* _Exercise description_:
Copy out every line that contains "React".

* _Collected data_:

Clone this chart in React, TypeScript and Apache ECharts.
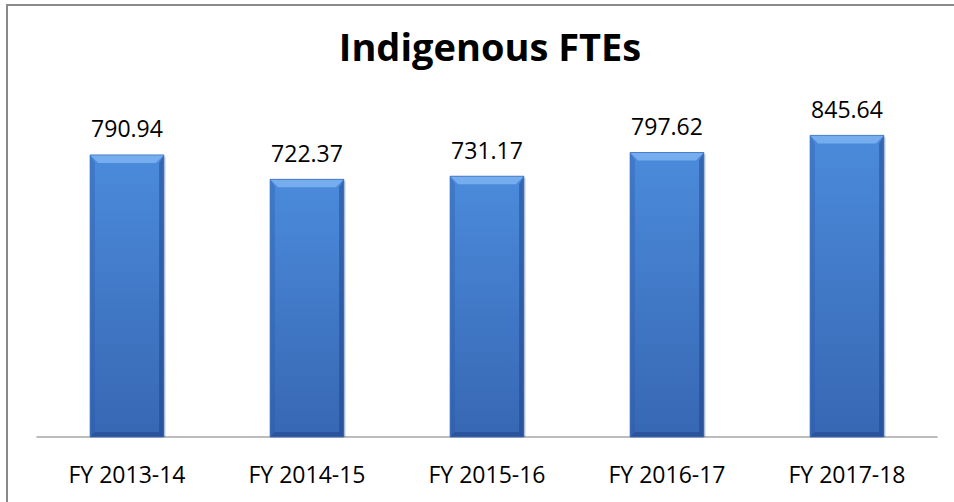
import React, { useEffect, useRef } from "react";
import * as echarts from "echarts";

const categories = ["FY 2013-14", "FY 2014-15", "FY 2015-16", "FY 2016-17", "FY 2017-18"];
const values = [790.94, 722.37, 731.17, 797.62, 845.64];
const titleText = "Indigenous FTEs";

const FONT = "'Open Sans', 'Noto Sans', sans-serif";

export default function App() {
  const ref = useRef<HTMLDivElement>(null);
  useEffect(() => {
    document.body.style.margin = "0";
    const chart = echarts.init(ref.current!, undefined, { renderer: "svg" });
    const bevel = 8;
    chart.setOption({
      animation: false,
      backgroundColor: "#ffffff",
      title: {
        text: titleText,
        left: 485,
        top: 22,
        textAlign: "center",
        textStyle: { fontFamily: FONT, fontWeight: "bold", fontSize: 38, color: "#000" },
      },
      graphic: [
        {
          type: "line",
          shape: { x1: 7, y1: 5, x2: 954, y2: 5 },
          style: { stroke: "#8a8a8a", lineWidth: 2 },
          silent: true,
        },
        {
          type: "line",
          shape: { x1: 7, y1: 4, x2: 7, y2: 502 },
          style: { stroke: "#8a8a8a", lineWidth: 2 },
          silent: true,
        },
      ],
      grid: { left: 37, right: 17, top: 116, bottom: 65 },
      xAxis: {
        type: "category",
        data: categories,
        axisLine: { show: true, lineStyle: { color: "#a6a6a6", width: 1.5 } },
        axisTick: { show: false },
        axisLabel: { fontFamily: FONT, fontSize: 23, color: "#000", margin: 25 },
      },
      yAxis: {
        type: "value",
        min: 0,
        max: 900,
        show: false,
        splitLine: { show: false },
      },
      series: [
        {
          type: "custom",
          data: values.map((v, i) => [i, v]),
          encode: { x: 0, y: 1 },
          renderItem: (params: any, api: any) => {
            const idx = api.value(0);
            const val = api.value(1);
            const top = api.coord([idx, val]);
            const base = api.coord([idx, 0]);
            const bw = api.size([1, 0])[0] * 0.41;
            const x0 = top[0] - bw / 2;
            const x1 = top[0] + bw / 2;
            const y0 = top[1];
            const y1 = base[1];
            const b = bevel;
            return {
              type: "group",
              children: [
                {
                  type: "rect",
                  shape: { x: x0 + 2, y: y0 + 2, width: bw, height: y1 - y0 - 2 },
                  style: { fill: "rgba(0,0,0,0.12)" },
                },
                {
                  type: "rect",
                  shape: { x: x0, y: y0, width: bw, height: y1 - y0 },
                  style: {
                    fill: new echarts.graphic.LinearGradient(0, 0, 0, 1, [
                      { offset: 0, color: "#4b8bdb" },
                      { offset: 1, color: "#3767b3" },
                    ]),
                  },
                },
                {
                  type: "polygon",
                  shape: { points: [[x0, y0], [x1, y0], [x1 - b, y0 + b], [x0 + b, y0 + b]] },
                  style: { fill: "#76adef" },
                },
                {
                  type: "polygon",
                  shape: { points: [[x0, y0], [x0 + b * 0.6, y0 + b], [x0 + b * 0.6, y1 - 4], [x0, y1]] },
                  style: { fill: "rgba(40,90,170,0.35)" },
                },
                {
                  type: "polygon",
                  shape: { points: [[x1, y0], [x1 - b * 0.6, y0 + b], [x1 - b * 0.6, y1 - 4], [x1, y1]] },
                  style: { fill: "rgba(25,60,130,0.45)" },
                },
                {
                  type: "polygon",
                  shape: { points: [[x0, y1], [x1, y1], [x1 - 5, y1 - 5], [x0 + 5, y1 - 5]] },
                  style: { fill: "rgba(25,55,120,0.4)" },
                },
                {
                  type: "rect",
                  shape: { x: x0, y: y0, width: bw, height: y1 - y0 },
                  style: { fill: "none", stroke: "#3a6fbf", lineWidth: 0.8 },
                },
                {
                  type: "text",
                  x: top[0],
                  y: y0 - 15,
                  style: {
                    text: Number(val).toFixed(2),
                    fontFamily: FONT,
                    fontSize: 23,
                    fill: "#000",
                    align: "center",
                    verticalAlign: "bottom",
                  },
                },
              ],
            };
          },
          z: 2,
        },
      ],
    });
    return () => chart.dispose();
  }, []);
  return (
    <div
      ref={ref}
      style={{ position: "absolute", left: 0, top: 0, width: 954, height: 502 }}
    />
  );
}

* _Task output_:
Clone this chart in React, TypeScript and Apache ECharts.
import React, { useEffect, useRef } from "react";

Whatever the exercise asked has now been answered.